>> AFAICR with xlog-triggered checkpoints, the checkpointer progress is
>> measured with respect to the size of the WAL file, which does not grow
>> linearly in time for the reason you pointed above (a lot of FPW at the
>> beginning, less in the end). As the WAL file is growing quickly, the
>> checkpointer thinks that it is late and that it has some catchup to do, so
>> it will start to try writing quickly as well. There is a double whammy as
>> both are writing more, and are probably not succeeding.
>>
>> For time triggered checkpoints, the WAL file gets filled up *but* the
>> checkpointer load is balanced against time. This is a "simple" whammy, where
>> the checkpointer uses IO bandwith which is needed for the WAL, and it could
>> wait a little bit because the WAL will need less later, but it is not trying
>> to catch up by even writing more, so the load shifting needed in this case
>> is not the same as the previous case.
>
> I see your point, but this isn't a function of what triggered the
> checkpoint. It's a function of how we measure whether the
> already-triggered checkpoint is on schedule - we may be behind either
> because of time, or because of xlog, or both.
Yes.
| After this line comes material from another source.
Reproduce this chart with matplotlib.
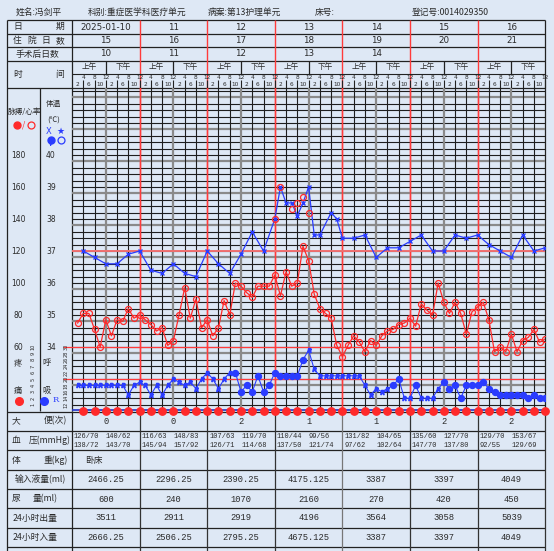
import matplotlib.pyplot as plt
import numpy as np

plt.rcParams['font.family'] = ['Noto Sans CJK SC', 'DejaVu Sans']

# ---- data ----
dates = ['2025-01-10', '11', '12', '13', '14', '15', '16']
hosp_days = ['15', '16', '17', '18', '19', '20', '21']
postop_days = ['10', '11', '12', '13', '14', '', '']

temp_hours = [4, 8, 12, 16, 20, 24, 28, 32, 36, 40, 44, 48, 52, 56, 60, 64, 68, 72,
              74, 76, 78, 80, 82, 84, 86, 88, 92, 94, 96, 100, 104, 108, 112, 116,
              120, 124, 128, 132, 136, 140, 144, 148, 152, 156, 160, 164, 168]
temp_vals = [37.0, 36.8, 36.6, 36.6, 36.9, 37.0, 36.4, 36.3, 36.6, 36.3, 36.2, 37.0,
             36.6, 36.3, 36.9, 37.6, 37.0, 38.0, 39.0, 38.5, 38.5, 38.1, 38.5, 39.0,
             37.5, 37.5, 38.2, 38.0, 37.4, 37.4, 37.5, 36.8, 37.1, 37.1, 37.3, 37.5,
             37.0, 37.0, 37.5, 37.4, 37.5, 37.2, 37.0, 36.8, 37.5, 37.0, 37.1]

# red circles drawn at the fever readings
circ_hours = [72, 74, 78, 80, 82, 84]
circ_vals = [38.0, 39.0, 38.3, 38.5, 38.7, 38.2]

pulse_hours = [2, 4, 6, 8, 10, 12, 14, 16, 18, 20, 22, 24, 26, 28, 30, 32, 34, 36, 38, 40,
               42, 44, 46, 48, 50, 52, 54, 56, 58, 60, 62, 64, 66, 68, 70, 72, 74, 76, 78, 80,
               82, 84, 86, 88, 90, 92, 94, 96, 98, 100, 102, 104, 106, 108, 110, 112, 114,
               116, 118, 120, 122, 124, 126, 128, 130, 132, 134, 136, 138, 140, 142, 144,
               146, 148, 150, 152, 154, 156, 158, 160, 162, 164, 166, 168]
pulse_vals = [75, 81, 81, 71, 60, 77, 67, 77, 76, 84, 78, 80, 77, 74, 70, 72, 61, 64, 80, 97,
              78, 90, 72, 77, 67, 72, 89, 80, 100, 98, 94, 91, 98, 98, 98, 105, 92, 107, 98, 100,
              123, 114, 93, 84, 81, 78, 61, 54, 61, 67, 63, 57, 64, 61, 67, 70, 71,
              74, 75, 78, 73, 87, 83, 80, 100, 88, 81, 88, 81, 68, 82, 85,
              88, 77, 57, 60, 57, 68, 57, 64, 66, 71, 63, 65]

resp_hours = pulse_hours
resp_vals = [18, 18, 18, 18, 18, 18, 18, 18, 18, 15, 18, 19, 18, 15, 18, 15, 18, 20, 19, 18,
             19, 17, 20, 22, 20, 17, 20, 22, 22, 16, 18, 16, 21, 16, 18, 22, 21, 21, 21, 21,
             26, 29, 23, 21, 21, 21, 21, 21, 21, 21, 21, 18, 15, 17, 16, 17, 18,
             20, 14, 14, 18, 14, 14, 14, 17, 19, 17, 18, 14, 18, 18, 18,
             19, 17, 16, 15, 15, 15, 15, 15, 14, 15, 14, 14]
# 1 = assisted (R), 0 = spontaneous (dot)
resp_assist = [1, 1, 1, 1, 1, 1, 1, 1, 1, 1, 1, 1, 1, 1, 1, 1, 1, 1, 1, 1,
               1, 1, 1, 1, 1, 1, 1, 1, 0, 0, 0, 0, 0, 0, 0, 0, 0, 0, 0, 0,
               0, 1, 1, 1, 1, 1, 1, 1, 1, 1, 1, 1, 1, 1, 1, 1, 0,
               0, 1, 1, 0, 1, 1, 1, 1, 0, 0, 0, 0, 0, 0, 0,
               0, 0, 0, 0, 0, 0, 0, 0, 0, 0, 0, 0]

pain_hours = [4, 8, 12, 16, 20, 24, 28, 32, 36, 40, 44, 48, 52, 56, 60, 64, 68, 72, 76, 80, 84,
              88, 92, 96, 100, 104, 108, 112, 116, 120, 124, 128, 132, 136, 140, 144, 148,
              152, 156, 160, 164, 168]
pain_vals = [0, 0, 0, 0, 0, 0, 0, 0, 0, 0, 0, 0, 0, 0, 0, 0, 0, 0, 0, 0, 0,
             0, 0, 0, 0, 0, 0, 0, 0, 0, 0, 0, 0, 0, 0, 0, 0, 0, 0, 0, 0, 0]

stool = ['0', '0', '2', '1', '1', '2', '2']
bp = [['126/70', '140/62', '138/72', '143/70'],
      ['116/63', '148/83', '145/94', '157/92'],
      ['107/63', '119/70', '126/71', '114/68'],
      ['110/44', '99/56', '137/50', '121/74'],
      ['131/82', '104/65', '97/62', '102/64'],
      ['135/60', '127/70', '147/70', '137/80'],
      ['129/70', '153/67', '92/55', '129/69']]
weight = ['卧床', '', '', '', '', '', '']
iv_in = ['2466.25', '2296.25', '2390.25', '4175.125', '3387', '3397', '4049']
urine = ['600', '240', '1070', '2160', '270', '420', '450']
out24 = ['3511', '2911', '2919', '4196', '3564', '3058', '5039']
in24 = ['2666.25', '2506.25', '2795.25', '4675.125', '3387', '3397', '4049']

# ---- layout (pixels) ----
W, H = 554, 551
BG = '#dee8f5'
INK = '#2a2a2a'
X0, DAYW = 72, 67.6
X1 = X0 + 7 * DAYW
GT, GB = 88, 411          # grid top / bottom
PXDEG = 32.0              # pixels per degree
T0 = 32.0                 # temperature at grid bottom
TTOP = T0 + (GB - GT) / PXDEG
BLUE = '#2a3cff'
RED = '#ff2a2a'

fig = plt.figure(figsize=(W / 100, H / 100), dpi=100)
fig.patch.set_facecolor(BG)
pix = fig.add_axes([0, 0, 1, 1])
pix.set_xlim(0, W)
pix.set_ylim(H, 0)
pix.axis('off')


def hl(y, x0, x1, c='#222222', lw=0.9):
    pix.plot([x0, x1], [y, y], color=c, lw=lw, solid_capstyle='butt')


def vl(x, y0, y1, c='#222222', lw=0.9):
    pix.plot([x, x], [y0, y1], color=c, lw=lw, solid_capstyle='butt')


def tx(x, y, s, fs=6.3, ha='center', c=INK, **kw):
    pix.text(x, y, s, fontsize=fs, ha=ha, va='center', color=c, **kw)


def dx(d):
    return X0 + d * DAYW


# top text
tx(16, 12.5, '姓名:冯剑平', ha='left')
tx(88, 12.5, '科别:重症医学科医疗单元', ha='left')
tx(208, 12.5, '病案:第13护理单元', ha='left')
tx(315, 12.5, '床号:', ha='left')
tx(412, 12.5, '登记号:0014029350', ha='left')

# header table
head_y = [20, 33.6, 47.3, 60.7, GT]
for y in head_y:
    hl(y, 7, X1)
vl(7, 20, 551)
vl(X1, 20, GB)
vl(X0, 20, GB)
for d in range(1, 7):
    vl(dx(d), 20, GB, c='#ff3b3b', lw=1.0)
hl(74, X0, X1, lw=0.8)

tx(18, 26.8, '日')
tx(60, 26.8, '期')
for i, ch in enumerate('住院日数'):
    tx(17 + i * 14.4, 40.5, ch)
tx(37, 54, '手术后日数')
tx(18, 74, '时')
tx(60, 74, '间')
for d in range(7):
    c = dx(d) + DAYW / 2
    tx(c, 27, dates[d], fs=6.3, family='DejaVu Sans')
    tx(c, 40.5, hosp_days[d], fs=6.3, family='DejaVu Sans')
    tx(c, 54, postop_days[d], fs=6.3, family='DejaVu Sans')
    tx(dx(d) + DAYW / 4, 67.3, '上午', fs=5.5)
    tx(dx(d) + 3 * DAYW / 4, 67.3, '下午', fs=5.5)
    vl(dx(d) + DAYW / 2, 60.7, 74, lw=0.9)
    for k, h in enumerate([2, 4, 6, 8, 10, 12, 2, 4, 6, 8, 10, 12]):
        xh = dx(d) + (k + 1) * DAYW / 12
        if k % 2 == 0:
            tx(xh, 84, str(h), fs=4.2, family='DejaVu Sans')
        else:
            tx(xh, 77.6, str(h), fs=4.2, family='DejaVu Sans')
            vl(xh, 80, GT, lw=0.8)

# left legend column
vl(40, GT, GB)
tx(24.5, 111.7, '脉搏/心率', fs=5.5)
pix.plot([17], [125], 'o', color=RED, ms=5)
tx(24, 125, '/', fs=6, c=RED)
pix.plot([31], [125], 'o', mfc='none', mec=RED, ms=5, mew=0.9)
for i, p in enumerate([180, 160, 140, 120, 100, 80, 60]):
    tx(18, 155 + i * PXDEG, str(p), fs=5.5, family='DejaVu Sans')
tx(17.5, 363, '疼', fs=6)
tx(17.5, 390, '痛', fs=6)
pix.plot([19], [401], 'o', color=RED, ms=5.5)
for v in range(10, 0, -1):
    tx(33.3, GB - v * 6.4, str(v), fs=3.6, rotation=90, family='DejaVu Sans')
tx(53.3, 104, '体温', fs=5.5)
tx(53.3, 120.5, '(℃)', fs=5.5)
tx(48.3, 131.5, 'X', fs=6, c=BLUE, family='DejaVu Sans')
tx(60, 131.5, '★', fs=6.5, c=BLUE, family='DejaVu Sans')
pix.plot([50.7], [140], 'o', color=BLUE, ms=5)
pix.annotate('', xy=(50.7, 149), xytext=(50.7, 142),
             arrowprops=dict(arrowstyle='-|>', color=BLUE, lw=0.6, mutation_scale=4))
pix.plot([61], [140], 'o', mfc='none', mec=BLUE, ms=5, mew=0.9)
for i, t in enumerate([40, 39, 38, 37, 36, 35, 34]):
    tx(51, 155 + i * PXDEG, str(t), fs=5.5, family='DejaVu Sans')
tx(46.7, 363, '呼', fs=6)
tx(46.7, 390, '吸', fs=6)
pix.plot([44.3], [401], 'o', color=BLUE, ms=5.5)
tx(56, 400, 'R', fs=6, c=BLUE, family='DejaVu Serif')
for r in range(30, 11, -2):
    tx(66, GB - (r - 10) * 3.2, str(r), fs=3.6, rotation=90, family='DejaVu Sans')
hl(GB - 20 * 3.2, 63, X0, c='#ff3b3b', lw=0.9)
hl(GB - 10 * 3.2, 63, X0, c='#ff3b3b', lw=0.9)

# bottom table
rows_y = [411.7, 431, 450, 470, 489, 508.3, 527.7, 546.7]
for y in rows_y:
    hl(y, 7, X1)
vl(X0, GB, 551)
for d in range(1, 8):
    vl(dx(d), GB, 551, c='#333333' if d != 4 else '#777777')
tx(16, 421, '大')
tx(55, 421, '便(次)')
tx(16, 440.5, '血')
tx(50, 440.5, '压(mmHg)')
tx(16, 460, '体')
tx(56, 460, '重(kg)')
tx(40, 479.5, '输入液量(ml)')
tx(16, 499, '尿')
tx(45, 499, '量(ml)')
tx(35.5, 518, '24小时出量')
tx(35.5, 537.3, '24小时入量')
mono = 'Liberation Mono'
for d in range(7):
    c = dx(d) + DAYW / 2
    tx(c, 421, stool[d], fs=6.3, family=mono)
    for k, s in enumerate(bp[d]):
        xx = dx(d) + 2 + (k % 2) * 32
        yy = 436.7 if k < 2 else 445.3
        tx(xx, yy, s, fs=5.0, ha='left', family=mono)
    tx(dx(d) + 21.5, 460, weight[d], fs=6.3)
    tx(c, 479.5, iv_in[d], fs=6.3, family=mono)
    tx(c, 499, urine[d], fs=6.3, family=mono)
    tx(c, 518, out24[d], fs=6.3, family=mono)
    tx(c, 537.3, in24[d], fs=6.3, family=mono)

# ---- chart area with data scales ----
rect = [X0 / W, 1 - GB / H, (X1 - X0) / W, (GB - GT) / H]
ax = fig.add_axes(rect)
ax.set_xlim(0, 168)
ax.set_ylim(T0, TTOP)
ax.patch.set_alpha(0)
for s in ax.spines.values():
    s.set_visible(False)
ax.set_xticks([])
ax.set_yticks([])

for i, t in enumerate(np.arange(T0, TTOP, 0.2)):
    heavy = (i % 5 == 4)
    ax.axhline(t, color='#8a8a8a' if heavy else '#1e1e1e', lw=1.6 if heavy else 0.8, zorder=1)
for h in range(4, 168, 4):
    if h % 24 == 0:
        continue
    ax.axvline(h, color='#8a8a8a' if h % 24 == 12 else '#1e1e1e',
               lw=1.6 if h % 24 == 12 else 0.8, zorder=1)
for h in range(24, 168, 24):
    ax.axvline(h, color='#ff3b3b', lw=1.0, zorder=2)
ax.axhline(37, color='#f07070', lw=1.4, zorder=2)
ax.axhline(34, color='#ff3b3b', lw=0.9, zorder=2)
ax.axhline(33, color='#ff3b3b', lw=0.9, zorder=2)
ax.axhline(T0 + 0.02, color='#2233cc', lw=1.2, zorder=3)

# pulse axis
axp = ax.twinx()
axp.set_ylim(20, 20 + 20 * (TTOP - T0))
axp.axis('off')
axp.plot(pulse_hours, pulse_vals, color=RED, lw=0.9, marker='o', ms=4.3,
         mfc='none', mec=RED, mew=0.9, zorder=4)

# temperature
ax.plot(temp_hours, temp_vals, color=BLUE, lw=0.9, marker='x', ms=3.5, mew=1.0, zorder=5)
ax.plot(circ_hours, circ_vals, ls='none', marker='o', ms=4.3, mfc='none', mec=RED,
        mew=0.9, zorder=6)

# respiration / pain axis
axr = ax.twinx()
axr.set_ylim(10, 10 + 10 * (TTOP - T0))
axr.axis('off')
axr.plot(resp_hours, resp_vals, color=BLUE, lw=0.8, zorder=4)
rh = np.array(resp_hours)
rv = np.array(resp_vals)
ra = np.array(resp_assist) == 1
axr.plot(rh[ra], rv[ra], ls='none', marker='$R$', ms=3.0, color=BLUE, zorder=5)
axr.plot(rh[~ra], rv[~ra], ls='none', marker='o', ms=4.3, color=BLUE, zorder=5)

axpain = ax.twinx()
axpain.set_ylim(0, 5 * (TTOP - T0))
axpain.axis('off')
axpain.plot(pain_hours, pain_vals, ls='none', marker='o', ms=5.3, color=RED,
            zorder=6, clip_on=False)

fig.savefig('out.png', dpi=100, facecolor=BG)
Indeed the current implementation does some kind of both time & xlog.
My reasonning was that for time triggered checkpoints (probably average to
low load) the time is likely to be used for the checkpoint schedule, while
for xlog-triggered checkpoints (probably higher load) it would be more
likely to be the xlog, which is skewed.
Anyway careful thinking is needed to balance WAL and checkpointer IOs,
only when needed, not a rough formula applied blindly.
--
Fabien.